Vous faites aussi entendre la musique des Rolling Stones… C’est parce que la chanson Gimme Shelter est directement inspirée du Maître et Marguerite. C’est Marianne Faithfull qui avait donné à Mick Jagger ce roman. Il l’a énormément fasciné, puisqu’il a écrit une autre chanson : Sympathy for the Devil. Il me paraissait aussi indispensable de faire entendre, presque dans son intégralité, la 10e Symphonie de Dimitri Chostakovitch pour accompagner certains des moments de cette incroyable histoire. Parce que le parcours du compositeur et celui de l’écrivain sont très similaires, en particulier dans leurs rapports avec le pouvoir stalinien. Je voulais que la peur qui habitait les artistes menacés par Staline soit présente. On peut aussi entendre des extraits de l’oeuvre d’un compositeur contemporain de Dimitri Chostakovitch, Alfred Garrievitch Schnittke.


Ce roman est d’un pessimisme foncier. Cependant, Mikhaïl Boulgakov fait dire à l’un de ses héros : « Les manuscrits ne brûlent pas. »


La preuve en est que, malgré les destructions successives, nous lisons aujourd’hui Le Maître et Marguerite. Une chose que l’auteur n’aurait jamais pu imaginer de son vivant.


Vous venez aussi au Festival d’Avignon avec votre ami, le poète et critique d’art John Berger…


C’est une joie très grande que de l’avoir à mes côtés. Ma relation avec John Berger est le résultat d’une longue amitié et de beaucoup d’admiration pour son travail d’écrivain, quelle que soit la nature des ouvrages qu’il a publiés. C’est un homme doté d’une incroyable capacité à écouter et à parler du monde. Ce qui est beau, dans son écriture, c’est l’espace qu’il laisse entre les mots, entre les phrases, qui permet au lecteur d’avoir la sensation d’être écouté par lui. Je m’inspire beaucoup de cette attitude dans mon travail. Ce qu’on doit faire au théâtre est très simple : il s’agit d’ouvrir une porte pour inviter quelqu’un à découvrir quelque chose qui va, s’il le désire, l’enrichir. Mais le théâtre est aussi une question d’écoute. Être capable d’écouter est le plus grand talent pour un artiste. Écouter le public non pas pour satisfaire chez lui un goût pour la complaisance ou pour vérifier que ce qu’on fait est de qualité, mais pour être sensible à l’ensemble des êtres humains réunis dans un même espace, celui du théâtre. Il ne s’agit pas de s’adresser aux spectateurs d’une manière impersonnelle, mais d’être vraiment avec eux dans ce moment qui est communément partagé. Il faut écouter pour pouvoir rendre. Il faut, pour que le théâtre vive, qu’il y ait cette écoute et cette attention.

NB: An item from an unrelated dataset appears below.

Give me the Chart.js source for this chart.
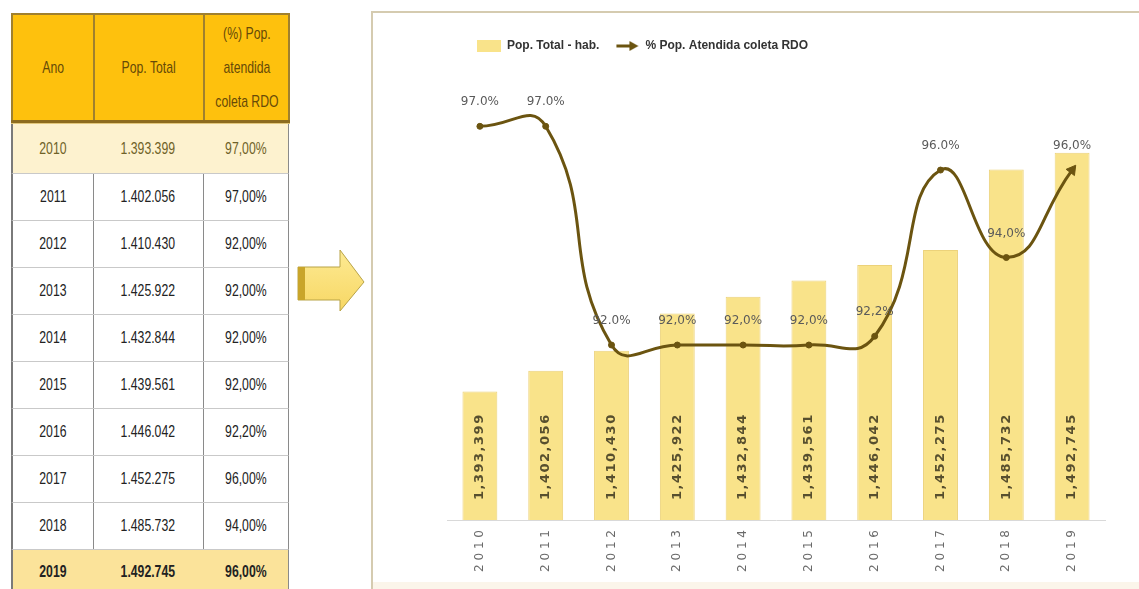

Comment percevez-vous le Festival d’Avignon ?


J’y suis beaucoup venu comme spectateur, depuis des années. Je le vois aujourd’hui comme une rencontre mondiale de théâtre. Mais il n’a rien de la mondialisation comme l’entendent les économistes et les financiers. Ici, nous ne sommes pas dans un marché du théâtre où l’on achète et où l’on vend, mais dans une communauté qui partage des idées et qui célèbre « la résistance ». Cette résistance est à la fois différente et semblable à celle qu’avait imaginée Jean Vilar. Je crois qu’Avignon s’inscrit dans sa continuité, celle d’un théâtre qui trouve son ancrage dans son époque et dans la société qui l’entoure et qui s’intéresse aux autres formes artistiques. Je ne dis pas un théâtre qui invente, car je crois qu’il n’y a pas d’invention au théâtre. Ceux qui croient inventer un théâtre post-dramatique très contemporain reproduisent des choses qui ont déjà existé. Ce qui est important, c’est de raconter aujourd’hui des histoires, en trouvant peut-être des moyens nouveaux pour les faire entendre. C’est pourquoi je suis très heureux d’être présent dans ce Festival, avec tous ces artistes si différents, amis ou inconnus, qui se retrouvent ensemble pour faire entendre des histoires. C’est aussi le plaisir d’avoir réussi à concrétiser un projet initié il y a des années, puisque Hortense Archambault et Vincent Baudriller m’avaient sollicité au moment où nous jouions The Elephant Vanishes à la MC93 de Bobigny, en 2004.


Que signifie pour vous le fait d’être artiste associé de la 66e édition du Festival d’Avignon ?


Pour moi, c’est participer à un acte de résistance en étant au coeur du combat. C’est aussi un moyen de s’ouvrir au monde de la création contemporaine sous des axes divers, en fonction des artistes qui sont invités par le Festival. Aujourd’hui, il faut absolument s’enrichir de ces façons différentes de faire du théâtre, au moment où l’on veut nous faire croire qu’il n’y a qu’une seule et unique possibilité d’imaginer le monde qui nous entoure, tout comme notre futur.